YOUR INSTRUCTIONS — Begin at the first line and end at the line containing "fig = go.Figure()". Extract exactly those lines.

DATASET EXCERPT —
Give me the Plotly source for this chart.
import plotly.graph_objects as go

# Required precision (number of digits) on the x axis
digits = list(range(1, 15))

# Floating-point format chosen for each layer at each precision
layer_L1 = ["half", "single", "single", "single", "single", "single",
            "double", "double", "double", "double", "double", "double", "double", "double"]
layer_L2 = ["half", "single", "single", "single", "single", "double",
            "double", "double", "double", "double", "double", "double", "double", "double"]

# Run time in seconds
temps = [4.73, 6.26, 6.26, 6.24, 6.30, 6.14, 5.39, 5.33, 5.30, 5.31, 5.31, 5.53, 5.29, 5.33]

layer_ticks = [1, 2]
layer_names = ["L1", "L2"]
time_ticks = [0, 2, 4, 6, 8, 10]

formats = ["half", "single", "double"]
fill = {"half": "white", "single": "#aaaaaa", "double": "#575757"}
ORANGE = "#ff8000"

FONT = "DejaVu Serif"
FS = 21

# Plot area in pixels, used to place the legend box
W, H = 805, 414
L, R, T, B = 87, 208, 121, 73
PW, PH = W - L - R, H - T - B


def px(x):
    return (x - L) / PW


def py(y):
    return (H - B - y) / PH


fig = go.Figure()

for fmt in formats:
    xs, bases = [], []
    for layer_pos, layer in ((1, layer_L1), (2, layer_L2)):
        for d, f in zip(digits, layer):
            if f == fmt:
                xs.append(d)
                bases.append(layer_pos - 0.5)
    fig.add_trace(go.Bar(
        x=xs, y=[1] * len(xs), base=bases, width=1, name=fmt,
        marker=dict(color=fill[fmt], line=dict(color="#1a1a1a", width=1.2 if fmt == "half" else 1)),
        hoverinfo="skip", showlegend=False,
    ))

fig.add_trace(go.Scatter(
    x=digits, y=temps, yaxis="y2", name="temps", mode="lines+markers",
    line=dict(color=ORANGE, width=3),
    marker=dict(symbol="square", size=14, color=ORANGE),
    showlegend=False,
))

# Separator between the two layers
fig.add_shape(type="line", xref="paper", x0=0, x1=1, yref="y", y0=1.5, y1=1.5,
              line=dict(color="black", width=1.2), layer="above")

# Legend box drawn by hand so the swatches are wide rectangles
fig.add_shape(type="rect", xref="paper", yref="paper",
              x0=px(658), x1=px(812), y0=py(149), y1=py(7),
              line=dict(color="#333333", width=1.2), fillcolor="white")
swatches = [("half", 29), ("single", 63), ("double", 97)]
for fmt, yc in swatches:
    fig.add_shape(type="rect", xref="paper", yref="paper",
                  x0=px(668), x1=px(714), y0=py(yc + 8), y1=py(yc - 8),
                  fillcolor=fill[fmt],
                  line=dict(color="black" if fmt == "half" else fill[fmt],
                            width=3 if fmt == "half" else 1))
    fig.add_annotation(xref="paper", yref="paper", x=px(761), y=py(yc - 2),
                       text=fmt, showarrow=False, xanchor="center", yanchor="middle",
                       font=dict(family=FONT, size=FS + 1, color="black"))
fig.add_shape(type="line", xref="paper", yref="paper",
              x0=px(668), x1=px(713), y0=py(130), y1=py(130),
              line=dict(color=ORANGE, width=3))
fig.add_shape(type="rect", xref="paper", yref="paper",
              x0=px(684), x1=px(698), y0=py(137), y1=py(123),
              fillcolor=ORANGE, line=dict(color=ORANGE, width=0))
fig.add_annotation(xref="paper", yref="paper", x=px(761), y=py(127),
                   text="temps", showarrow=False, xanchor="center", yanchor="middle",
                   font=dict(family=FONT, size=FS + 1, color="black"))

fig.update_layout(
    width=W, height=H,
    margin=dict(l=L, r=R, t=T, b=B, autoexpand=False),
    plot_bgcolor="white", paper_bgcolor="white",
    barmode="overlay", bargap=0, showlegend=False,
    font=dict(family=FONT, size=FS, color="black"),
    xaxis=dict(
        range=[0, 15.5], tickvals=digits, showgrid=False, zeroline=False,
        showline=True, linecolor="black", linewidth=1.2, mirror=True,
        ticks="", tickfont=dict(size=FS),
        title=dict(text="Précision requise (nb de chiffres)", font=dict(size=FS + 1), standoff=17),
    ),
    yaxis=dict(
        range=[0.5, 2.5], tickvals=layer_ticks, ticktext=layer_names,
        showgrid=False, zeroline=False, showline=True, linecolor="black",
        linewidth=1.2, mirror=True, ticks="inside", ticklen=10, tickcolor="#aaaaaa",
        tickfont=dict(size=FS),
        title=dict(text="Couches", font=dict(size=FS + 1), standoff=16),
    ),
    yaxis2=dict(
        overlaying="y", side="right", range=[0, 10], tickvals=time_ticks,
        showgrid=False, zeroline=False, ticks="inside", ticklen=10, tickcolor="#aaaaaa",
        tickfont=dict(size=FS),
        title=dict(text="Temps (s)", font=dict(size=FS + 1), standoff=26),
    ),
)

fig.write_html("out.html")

THE SOLUTION —
Give me the Plotly source for this chart.
import plotly.graph_objects as go

# Required precision (number of digits) on the x axis
digits = list(range(1, 15))

# Floating-point format chosen for each layer at each precision
layer_L1 = ["half", "single", "single", "single", "single", "single",
            "double", "double", "double", "double", "double", "double", "double", "double"]
layer_L2 = ["half", "single", "single", "single", "single", "double",
            "double", "double", "double", "double", "double", "double", "double", "double"]

# Run time in seconds
temps = [4.73, 6.26, 6.26, 6.24, 6.30, 6.14, 5.39, 5.33, 5.30, 5.31, 5.31, 5.53, 5.29, 5.33]

layer_ticks = [1, 2]
layer_names = ["L1", "L2"]
time_ticks = [0, 2, 4, 6, 8, 10]

formats = ["half", "single", "double"]
fill = {"half": "white", "single": "#aaaaaa", "double": "#575757"}
ORANGE = "#ff8000"

FONT = "DejaVu Serif"
FS = 21

# Plot area in pixels, used to place the legend box
W, H = 805, 414
L, R, T, B = 87, 208, 121, 73
PW, PH = W - L - R, H - T - B


def px(x):
    return (x - L) / PW


def py(y):
    return (H - B - y) / PH


fig = go.Figure()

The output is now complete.